European Commission looks forward to clinching travel pass with EU Parliament

Parliament's endorsement of the plan put the EU "closer to the goal: to allow Europeans to travel safely this summer with minimal restrictions." [Shutterstock/Robert Avgustin]

European Commission President Ursula von der Leyen on Thursday (29 April) welcomed the adoption by the European Parliament of its negotiating position on plans for a digital pass proving COVID-19 testing, recovery or vaccination to facilitate travel, pending negotiations with the Portuguese EU Council presidency of the Council of the European Union.

“The European Parliament’s adoption of its position on the Digital Green Certificate is a key step towards free and safe travel this summer and now negotiations with the Portuguese presidency of the European Union can begin,” von der Leyen said in a post on the social network Twitter. “We will support and facilitate a rapid conclusion of these discussions.”

The commissioner for justice, Didier Reynders, also said in a response sent to Lusa that parliament’s endorsement of the plan put the EU “closer to the goal: to allow Europeans to travel safely this summer with minimal restrictions.

“If we continue with the good progress, I am confident that we can save the summer, ensure that loved ones and families can reunite and businesses can operate more easily,” the statement reads. “The digital green certificate must be efficient, accessible to all, and in line with fundamental rights, there is no other way.”

The European Parliament on Thursday adopted its position to open negotiations with the Council, where Portugal currently presides, on a new digital pass as proof of testing, recovery or vaccination against covid-19, facilitating movement.

The commission last month tabled a legislative proposal for the creation of a digital certificate to prove that the holder has been vaccinated, tested negative or has recovered from Covid-19, a bilingual document with a QR code, with the directive to come into force by June to allow the resumption of free movement in the EU in summer.

In the position it has now taken, the European Parlament stresses that universal, accessible, fast and free Covid-19 testing across the EU is needed to facilitate free movement, and that member states should not impose quarantine or testing beyond what is necessary on holders of the new certificate.

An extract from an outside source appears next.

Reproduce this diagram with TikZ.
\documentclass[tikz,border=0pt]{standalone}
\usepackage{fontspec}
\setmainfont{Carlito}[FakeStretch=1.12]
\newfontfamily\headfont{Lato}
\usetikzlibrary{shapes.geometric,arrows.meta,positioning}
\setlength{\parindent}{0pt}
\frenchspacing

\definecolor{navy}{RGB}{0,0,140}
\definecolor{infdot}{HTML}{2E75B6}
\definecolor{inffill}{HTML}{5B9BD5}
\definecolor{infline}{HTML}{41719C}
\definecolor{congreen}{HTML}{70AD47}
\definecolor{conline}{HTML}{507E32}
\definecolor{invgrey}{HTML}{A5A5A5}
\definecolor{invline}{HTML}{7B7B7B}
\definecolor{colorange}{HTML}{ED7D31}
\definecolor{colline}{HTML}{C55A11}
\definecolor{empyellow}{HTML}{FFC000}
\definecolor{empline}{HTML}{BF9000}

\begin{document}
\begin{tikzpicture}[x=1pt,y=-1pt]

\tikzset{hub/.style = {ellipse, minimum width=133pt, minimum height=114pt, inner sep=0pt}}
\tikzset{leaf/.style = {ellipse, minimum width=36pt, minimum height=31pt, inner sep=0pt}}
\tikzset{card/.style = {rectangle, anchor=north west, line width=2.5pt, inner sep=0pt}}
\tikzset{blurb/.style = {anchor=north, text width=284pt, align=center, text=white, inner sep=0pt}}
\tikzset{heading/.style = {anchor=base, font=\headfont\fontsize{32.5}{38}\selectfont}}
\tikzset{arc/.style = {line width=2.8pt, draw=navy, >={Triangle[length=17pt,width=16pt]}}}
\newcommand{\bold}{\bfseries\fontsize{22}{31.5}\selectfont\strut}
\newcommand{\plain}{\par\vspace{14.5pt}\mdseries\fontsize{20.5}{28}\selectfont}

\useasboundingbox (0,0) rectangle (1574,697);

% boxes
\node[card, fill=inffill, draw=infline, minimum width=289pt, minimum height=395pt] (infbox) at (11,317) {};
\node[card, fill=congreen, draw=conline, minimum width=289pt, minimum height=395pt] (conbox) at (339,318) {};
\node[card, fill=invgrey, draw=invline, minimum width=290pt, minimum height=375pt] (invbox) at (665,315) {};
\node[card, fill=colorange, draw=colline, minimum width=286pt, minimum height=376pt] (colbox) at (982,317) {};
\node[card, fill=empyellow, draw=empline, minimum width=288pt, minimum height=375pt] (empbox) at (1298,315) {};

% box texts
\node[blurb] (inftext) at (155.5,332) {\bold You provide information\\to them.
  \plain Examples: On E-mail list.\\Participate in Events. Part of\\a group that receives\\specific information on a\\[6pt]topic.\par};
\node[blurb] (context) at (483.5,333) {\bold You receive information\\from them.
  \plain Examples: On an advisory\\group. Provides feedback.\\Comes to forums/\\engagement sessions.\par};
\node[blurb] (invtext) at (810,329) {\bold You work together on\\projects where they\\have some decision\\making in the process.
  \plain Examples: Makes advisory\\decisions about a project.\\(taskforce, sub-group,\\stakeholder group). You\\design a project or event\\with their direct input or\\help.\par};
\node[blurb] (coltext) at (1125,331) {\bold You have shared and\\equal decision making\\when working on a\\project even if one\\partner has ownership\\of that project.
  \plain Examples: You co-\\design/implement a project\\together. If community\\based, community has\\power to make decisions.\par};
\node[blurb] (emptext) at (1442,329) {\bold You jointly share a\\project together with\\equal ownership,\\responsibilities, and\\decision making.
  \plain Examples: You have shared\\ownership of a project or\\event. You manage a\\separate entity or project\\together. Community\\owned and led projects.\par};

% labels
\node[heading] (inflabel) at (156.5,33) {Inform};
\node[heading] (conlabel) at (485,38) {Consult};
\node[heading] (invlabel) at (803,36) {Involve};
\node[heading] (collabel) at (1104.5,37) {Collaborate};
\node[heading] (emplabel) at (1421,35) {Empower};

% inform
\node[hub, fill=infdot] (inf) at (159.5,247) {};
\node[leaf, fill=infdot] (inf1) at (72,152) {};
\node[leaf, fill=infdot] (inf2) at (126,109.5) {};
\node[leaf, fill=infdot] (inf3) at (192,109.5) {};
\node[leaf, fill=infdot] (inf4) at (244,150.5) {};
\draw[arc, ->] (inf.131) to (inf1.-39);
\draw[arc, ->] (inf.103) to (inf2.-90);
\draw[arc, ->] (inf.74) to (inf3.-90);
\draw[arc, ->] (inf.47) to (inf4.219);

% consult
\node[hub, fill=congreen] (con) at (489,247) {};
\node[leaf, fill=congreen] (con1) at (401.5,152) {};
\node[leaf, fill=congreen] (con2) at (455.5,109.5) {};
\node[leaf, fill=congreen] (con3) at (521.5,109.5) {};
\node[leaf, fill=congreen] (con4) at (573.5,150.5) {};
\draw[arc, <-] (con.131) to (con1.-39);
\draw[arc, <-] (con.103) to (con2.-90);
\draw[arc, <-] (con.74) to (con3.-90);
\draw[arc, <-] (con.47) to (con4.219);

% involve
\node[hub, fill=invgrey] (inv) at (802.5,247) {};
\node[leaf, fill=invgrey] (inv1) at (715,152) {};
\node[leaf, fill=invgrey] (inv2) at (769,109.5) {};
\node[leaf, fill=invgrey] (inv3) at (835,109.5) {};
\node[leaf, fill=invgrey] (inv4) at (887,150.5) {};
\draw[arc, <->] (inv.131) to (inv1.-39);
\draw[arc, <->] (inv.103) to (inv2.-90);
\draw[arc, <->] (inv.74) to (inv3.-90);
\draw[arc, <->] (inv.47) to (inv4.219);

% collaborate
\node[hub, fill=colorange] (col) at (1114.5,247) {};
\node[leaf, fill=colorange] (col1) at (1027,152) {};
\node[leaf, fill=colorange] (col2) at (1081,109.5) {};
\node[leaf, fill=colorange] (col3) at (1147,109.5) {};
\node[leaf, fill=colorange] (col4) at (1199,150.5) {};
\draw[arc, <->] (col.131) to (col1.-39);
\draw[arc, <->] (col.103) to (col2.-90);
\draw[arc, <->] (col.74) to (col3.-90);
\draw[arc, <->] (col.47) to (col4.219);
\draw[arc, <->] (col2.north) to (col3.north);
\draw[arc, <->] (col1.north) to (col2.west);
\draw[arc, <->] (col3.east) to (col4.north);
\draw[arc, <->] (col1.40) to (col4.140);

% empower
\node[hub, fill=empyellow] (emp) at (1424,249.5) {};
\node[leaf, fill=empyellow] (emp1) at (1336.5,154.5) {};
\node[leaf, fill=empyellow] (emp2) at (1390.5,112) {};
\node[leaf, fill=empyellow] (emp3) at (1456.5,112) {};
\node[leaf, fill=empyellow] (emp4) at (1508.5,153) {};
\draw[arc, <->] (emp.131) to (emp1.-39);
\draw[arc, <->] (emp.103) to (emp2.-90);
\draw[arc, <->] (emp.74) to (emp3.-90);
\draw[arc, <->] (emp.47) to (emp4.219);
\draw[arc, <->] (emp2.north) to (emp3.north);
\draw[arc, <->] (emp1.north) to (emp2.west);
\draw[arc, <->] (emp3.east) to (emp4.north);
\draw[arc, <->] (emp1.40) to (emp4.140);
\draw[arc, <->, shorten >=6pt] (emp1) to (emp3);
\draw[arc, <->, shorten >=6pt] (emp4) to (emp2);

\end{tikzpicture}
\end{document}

It also specified that the certificates should not be considered travel documents.

In mid-April, EU member states approved a mandate for Portugal’s presidency of the Council to negotiate the proposal to implement this digital green certificate with the European Parliament.

With the latter’s endorsement of the plan and of its negotiating position, inter-institutional negotiations can get underway in the so-called ‘trilogue’ of parliament, council and commission.

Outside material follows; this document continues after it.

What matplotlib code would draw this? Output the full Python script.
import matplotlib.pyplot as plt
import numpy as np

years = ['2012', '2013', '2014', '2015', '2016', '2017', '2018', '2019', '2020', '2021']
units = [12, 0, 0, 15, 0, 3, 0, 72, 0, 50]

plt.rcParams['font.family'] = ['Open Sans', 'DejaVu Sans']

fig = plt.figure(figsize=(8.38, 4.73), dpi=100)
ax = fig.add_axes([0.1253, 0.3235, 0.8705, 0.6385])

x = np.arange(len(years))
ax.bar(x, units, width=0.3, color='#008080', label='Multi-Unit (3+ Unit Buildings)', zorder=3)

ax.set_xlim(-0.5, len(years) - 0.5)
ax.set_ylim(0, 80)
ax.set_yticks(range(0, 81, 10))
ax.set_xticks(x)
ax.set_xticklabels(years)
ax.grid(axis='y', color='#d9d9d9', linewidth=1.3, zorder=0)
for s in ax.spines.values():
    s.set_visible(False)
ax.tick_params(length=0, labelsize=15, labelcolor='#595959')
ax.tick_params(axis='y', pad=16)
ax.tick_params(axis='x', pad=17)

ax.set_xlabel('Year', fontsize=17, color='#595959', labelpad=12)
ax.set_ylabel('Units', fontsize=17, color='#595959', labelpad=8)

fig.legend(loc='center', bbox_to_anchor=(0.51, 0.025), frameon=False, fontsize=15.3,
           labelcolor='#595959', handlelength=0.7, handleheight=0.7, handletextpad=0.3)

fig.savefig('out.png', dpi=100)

Portugal’s presidency has the ambition of reaching an agreement with the European Parliament in May, to ensure that the certificate can go live in June.

Portugal’s foreign minister, Augusto Santos Silva, said on Thursday that the Portuguese presidency of the Council of the European Union “will do everything” so that the green digital certificate becomes operational “when summer starts”.

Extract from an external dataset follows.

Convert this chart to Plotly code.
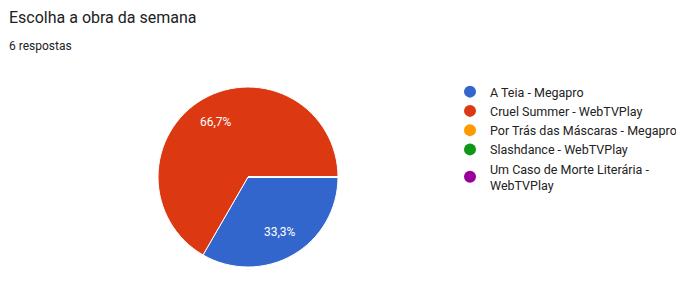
import math
import plotly.graph_objects as go

categories = ["A Teia - Megapro", "Cruel Summer - WebTVPlay", "Por Trás das Máscaras - Megapro",
              "Slashdance - WebTVPlay", "Um Caso de Morte Literária - WebTVPlay"]
legend_labels = ["A Teia - Megapro", "Cruel Summer - WebTVPlay", "Por Trás das Máscaras - Megapro",
                 "Slashdance - WebTVPlay", "Um Caso de Morte Literária -<br>WebTVPlay"]
votes = [2, 4, 0, 0, 0]
colors = ["#3366cc", "#dc3912", "#ff9900", "#109618", "#990099"]

W, H = 676, 285
PX0, PX1, PY0, PY1 = 158, 338, 18, 198  # pie box (x from left, y from bottom)
ROT = 90

fig = go.Figure()
fig.add_trace(go.Pie(
    labels=categories, values=votes, sort=False, direction="clockwise", rotation=ROT,
    marker=dict(colors=colors, line=dict(color="white", width=1)),
    textinfo="none", showlegend=False, hoverinfo="label+percent",
    domain=dict(x=[PX0 / W, PX1 / W], y=[PY0 / H, PY1 / H]),
))
for lab, col in zip(legend_labels, colors):
    fig.add_trace(go.Scatter(x=[None], y=[None], mode="markers", name=lab,
                             marker=dict(symbol="circle", size=13, color=col)))

# percentage labels placed along each slice's mid-angle, derived from the data
total = sum(votes)
cx, cy = (PX0 + PX1) / 2, (PY0 + PY1) / 2
R = (PX1 - PX0) / 2
annotations = []
acc = 0
for v in votes:
    if v > 0:
        mid = ROT + 360 * (acc + v / 2) / total  # degrees clockwise from 12 o'clock
        r = 0.71 * R
        x = cx + r * math.sin(math.radians(mid))
        y = cy + r * math.cos(math.radians(mid))
        txt = f"{100 * v / total:.1f}%".replace(".", ",")
        annotations.append(dict(text=txt, x=x / W, y=y / H, xref="paper", yref="paper",
                                showarrow=False, xanchor="center", yanchor="middle",
                                font=dict(family="Roboto, Arial", size=12, color="white")))
    acc += v

annotations += [
    dict(text="Escolha a obra da semana", x=7 / W, y=1 - 6 / H, xref="paper", yref="paper",
         xanchor="left", yanchor="top", showarrow=False,
         font=dict(family="Roboto, Arial", size=16, color="#202124")),
    dict(text="6 respostas", x=7 / W, y=1 - 37 / H, xref="paper", yref="paper",
         xanchor="left", yanchor="top", showarrow=False,
         font=dict(family="Roboto, Arial", size=12, color="#202124")),
]

fig.update_layout(
    width=W, height=H, margin=dict(l=0, r=0, t=0, b=0, autoexpand=False),
    paper_bgcolor="white", plot_bgcolor="white",
    xaxis=dict(visible=False), yaxis=dict(visible=False),
    legend=dict(x=450 / W, y=1 - 77 / H, xanchor="left", yanchor="top",
                xref="container", yref="container",
                font=dict(family="Roboto, Arial", size=12.5, color="#222222"),
                itemsizing="constant", bgcolor="rgba(0,0,0,0)"),
    annotations=annotations,
)
fig.write_html("out.html")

“A significant step has been taken for us to have a green digital certificate at the beginning of the summer,” the minister told Lusa, welcoming, on behalf of the Portuguese presidency of the Council of the EU, the adoption by the European Parliament of the mandate to start negotiations to create the green digital certificate.

“We only have a few weeks to finalise the process, but we believe it is possible to finalise it,” added the minister, considering that “it will certainly be possible to reach agreement on the points that are still open,” namely the differences between the European Parliament and the Council regarding the free movement of citizens.

While “the European Parliament believes that the green digital certificate should be enough to allow the free movement of citizens throughout the European area, regardless of additional measures taken by member states, the Council believes that it is more prudent to reserve the possibility for a member state, due to a particular circumstance, to activate additional precautionary measures”, explained the minister.

The accessibility of COVID-19 tests is also “an open question”, Santos Silva pointed out, assuring, however, that “also there certainly” will be reached “an agreement”.

The European Parliament today adopted its position to open negotiations with the Council of the EU on the digital certificate for proof of testing, recovery or vaccination against COVID-19.

At issue is the legislative proposal presented by the EU executive in mid-March for the creation of a certificate to prove vaccination, testing or recovery from COVID-19, a bilingual document with a QR code that should come into force by June to allow the resumption of free movement in the EU in the summer.

The Commission’s idea is that the pass should work similarly to a boarding pass for travel, in digital and/or paper format, with a QR code that can easily be read by electronic devices. It would be made available free of charge in the citizen’s national language and in English.

Still, it would be up to member states to decide the use to be made of this certificate, that is whether in view of such a document travel restrictions such as further testing and quarantine would be lifted.

The tourism and travel sectors represent about 10% of the EU’s gross domestic product and have suffered badly from the pandemic.